Java NIO's FileChannel.map() creates a virtual memory mapping between a file and a MappedByteBuffer, which extends ByteBuffer. The buffer's data resides on disk but can be accessed as if it were in memory. Example code reads a file via a mapped buffer and processes its content.

public class MappedByteBufferTest {
    public static void main(String[] args) throws Exception {
        File file = new File("D://db.txt");
        long len = file.length();
        byte[] ds = new byte[(int) len];
        MappedByteBuffer mappedByteBuffer = new FileInputStream(file).getChannel()
            .map(FileChannel.MapMode.READ_ONLY, 0, len);
        for (int offset = 0; offset < len; offset++) {
            byte b = mappedByteBuffer.get();
            ds[offset] = b;
        }
        Scanner scan = new Scanner(new ByteArrayInputStream(ds)).useDelimiter(" ");
        while (scan.hasNext()) {
            System.out.print(scan.next() + " ");
        }
    }
}

The map() method signature:

public abstract MappedByteBuffer map(FileChannel.MapMode mode, long position, long size) throws IOException;

Parameters: MapMode (READ_ONLY, READ_WRITE, PRIVATE), position (start offset), and size (length). The source code shows native address acquisition, garbage‑collection handling, and creation of a DirectByteBuffer instance.

2. DirectByteBuffer

DirectByteBuffer

extends MappedByteBuffer and allocates memory outside the JVM heap, avoiding GC overhead. It can also be created manually:

ByteBuffer directByteBuffer = ByteBuffer.allocateDirect(100);

3. Channel‑to‑Channel Transfer

FileChannel.transferTo()

moves data directly between channels without an intermediate user‑space buffer. Example:

public class ChannelTransfer {
    public static void main(String[] args) throws Exception {
        String[] files = new String[1];
        files[0] = "D://db.txt";
        catFiles(Channels.newChannel(System.out), files);
    }
    private static void catFiles(WritableByteChannel target, String[] files) throws Exception {
        for (int i = 0; i < files.length; i++) {
            FileInputStream fis = new FileInputStream(files[i]);
            FileChannel channel = fis.getChannel();
            channel.transferTo(0, channel.size(), target);
            channel.close();
            fis.close();
        }
    }
}

Method signature:

public abstract long transferTo(long position, long count, WritableByteChannel target) throws IOException;

This avoids copying data into a user buffer; both source and destination have kernel buffers, and the kernel moves data directly between them.

Netty Zero‑Copy

Netty provides zero‑copy buffers using CompositeChannelBuffer and Slice. A composite buffer aggregates multiple ChannelBuffer instances without copying their contents, enabling efficient assembly of HTTP messages from TCP fragments.

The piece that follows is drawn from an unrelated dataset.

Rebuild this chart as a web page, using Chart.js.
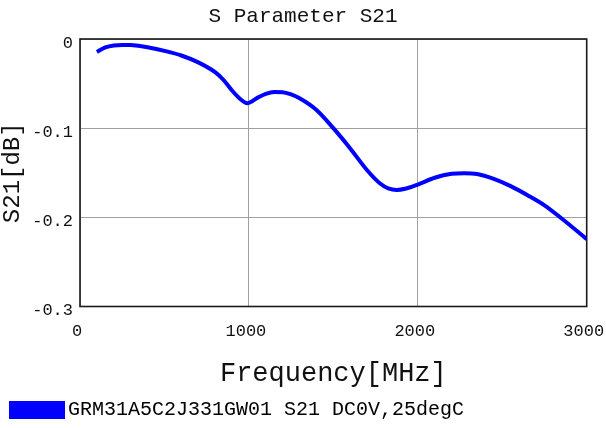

public class CompositeChannelBuffer extends AbstractChannelBuffer {
    private final ByteOrder order;
    private ChannelBuffer[] components;
    private int[] indices;
    private int lastAccessedComponentId;
    private final boolean gathering;
    public byte getByte(int index) {
        int componentId = componentId(index);
        return components[componentId].getByte(index - indices[componentId]);
    }
    ...
}

Other Zero‑Copy Uses

RocketMQ writes messages sequentially to a commit log and uses mmap+write for consumer reads. Kafka also employs sendfile for transferring persisted data to the network.

Summary

Zero‑copy in Java essentially means operating on object references rather than duplicating data; each reference points to a single underlying object, so modifications are reflected everywhere without creating multiple copies.